─── Source records

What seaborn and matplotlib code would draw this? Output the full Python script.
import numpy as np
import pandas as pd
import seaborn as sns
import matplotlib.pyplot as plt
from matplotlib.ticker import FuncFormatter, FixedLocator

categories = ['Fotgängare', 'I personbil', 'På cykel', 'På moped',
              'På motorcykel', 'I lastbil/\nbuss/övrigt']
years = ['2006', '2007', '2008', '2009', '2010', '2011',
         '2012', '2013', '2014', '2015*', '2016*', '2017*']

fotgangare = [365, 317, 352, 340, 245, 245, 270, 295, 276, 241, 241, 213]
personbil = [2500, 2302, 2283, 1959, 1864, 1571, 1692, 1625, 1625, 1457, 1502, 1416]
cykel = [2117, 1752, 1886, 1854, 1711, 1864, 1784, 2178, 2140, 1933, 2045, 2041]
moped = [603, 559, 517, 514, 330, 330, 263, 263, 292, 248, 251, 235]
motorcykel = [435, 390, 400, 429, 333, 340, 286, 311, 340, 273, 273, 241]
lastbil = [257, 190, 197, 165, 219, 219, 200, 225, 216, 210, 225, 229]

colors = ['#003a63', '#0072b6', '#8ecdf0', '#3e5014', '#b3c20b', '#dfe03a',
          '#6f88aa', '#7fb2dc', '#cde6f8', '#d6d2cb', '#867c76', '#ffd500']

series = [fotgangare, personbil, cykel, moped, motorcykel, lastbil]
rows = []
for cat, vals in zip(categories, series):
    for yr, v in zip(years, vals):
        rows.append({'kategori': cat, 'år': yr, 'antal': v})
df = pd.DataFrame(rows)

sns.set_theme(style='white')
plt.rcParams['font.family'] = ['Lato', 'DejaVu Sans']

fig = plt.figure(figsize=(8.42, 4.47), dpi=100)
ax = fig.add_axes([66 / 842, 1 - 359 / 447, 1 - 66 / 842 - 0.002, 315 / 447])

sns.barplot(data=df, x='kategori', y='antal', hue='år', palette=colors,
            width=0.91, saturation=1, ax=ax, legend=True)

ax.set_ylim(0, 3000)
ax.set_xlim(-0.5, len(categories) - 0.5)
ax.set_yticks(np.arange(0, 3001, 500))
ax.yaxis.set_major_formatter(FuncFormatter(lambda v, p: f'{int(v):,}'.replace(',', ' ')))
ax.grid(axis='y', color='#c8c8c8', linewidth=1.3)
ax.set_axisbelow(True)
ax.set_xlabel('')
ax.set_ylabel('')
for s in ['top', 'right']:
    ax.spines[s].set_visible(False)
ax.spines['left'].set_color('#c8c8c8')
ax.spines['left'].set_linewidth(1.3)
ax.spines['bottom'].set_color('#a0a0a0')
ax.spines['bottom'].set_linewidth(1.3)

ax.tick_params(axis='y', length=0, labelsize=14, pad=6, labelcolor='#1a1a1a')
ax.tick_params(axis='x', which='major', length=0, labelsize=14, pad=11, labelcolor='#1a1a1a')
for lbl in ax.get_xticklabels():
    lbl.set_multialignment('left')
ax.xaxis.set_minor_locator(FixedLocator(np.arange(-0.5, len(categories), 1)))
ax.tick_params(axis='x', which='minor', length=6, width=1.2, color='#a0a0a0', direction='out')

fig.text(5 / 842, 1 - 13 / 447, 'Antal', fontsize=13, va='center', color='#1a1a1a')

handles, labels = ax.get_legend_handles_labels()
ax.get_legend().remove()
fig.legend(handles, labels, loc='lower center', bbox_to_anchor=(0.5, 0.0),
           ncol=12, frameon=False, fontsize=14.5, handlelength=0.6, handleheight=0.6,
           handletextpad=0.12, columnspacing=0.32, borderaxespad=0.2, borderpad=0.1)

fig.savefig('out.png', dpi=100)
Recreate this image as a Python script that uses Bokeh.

──────

● **Task requirements**: Repeat exactly, please, each line from the beginning of the data through the line with "width=0.91, saturation=1, ax=ax, legend=True)" in it, and only those lines.

● **The response**:
What seaborn and matplotlib code would draw this? Output the full Python script.
import numpy as np
import pandas as pd
import seaborn as sns
import matplotlib.pyplot as plt
from matplotlib.ticker import FuncFormatter, FixedLocator

categories = ['Fotgängare', 'I personbil', 'På cykel', 'På moped',
              'På motorcykel', 'I lastbil/\nbuss/övrigt']
years = ['2006', '2007', '2008', '2009', '2010', '2011',
         '2012', '2013', '2014', '2015*', '2016*', '2017*']

fotgangare = [365, 317, 352, 340, 245, 245, 270, 295, 276, 241, 241, 213]
personbil = [2500, 2302, 2283, 1959, 1864, 1571, 1692, 1625, 1625, 1457, 1502, 1416]
cykel = [2117, 1752, 1886, 1854, 1711, 1864, 1784, 2178, 2140, 1933, 2045, 2041]
moped = [603, 559, 517, 514, 330, 330, 263, 263, 292, 248, 251, 235]
motorcykel = [435, 390, 400, 429, 333, 340, 286, 311, 340, 273, 273, 241]
lastbil = [257, 190, 197, 165, 219, 219, 200, 225, 216, 210, 225, 229]

colors = ['#003a63', '#0072b6', '#8ecdf0', '#3e5014', '#b3c20b', '#dfe03a',
          '#6f88aa', '#7fb2dc', '#cde6f8', '#d6d2cb', '#867c76', '#ffd500']

series = [fotgangare, personbil, cykel, moped, motorcykel, lastbil]
rows = []
for cat, vals in zip(categories, series):
    for yr, v in zip(years, vals):
        rows.append({'kategori': cat, 'år': yr, 'antal': v})
df = pd.DataFrame(rows)

sns.set_theme(style='white')
plt.rcParams['font.family'] = ['Lato', 'DejaVu Sans']

fig = plt.figure(figsize=(8.42, 4.47), dpi=100)
ax = fig.add_axes([66 / 842, 1 - 359 / 447, 1 - 66 / 842 - 0.002, 315 / 447])

sns.barplot(data=df, x='kategori', y='antal', hue='år', palette=colors,
            width=0.91, saturation=1, ax=ax, legend=True)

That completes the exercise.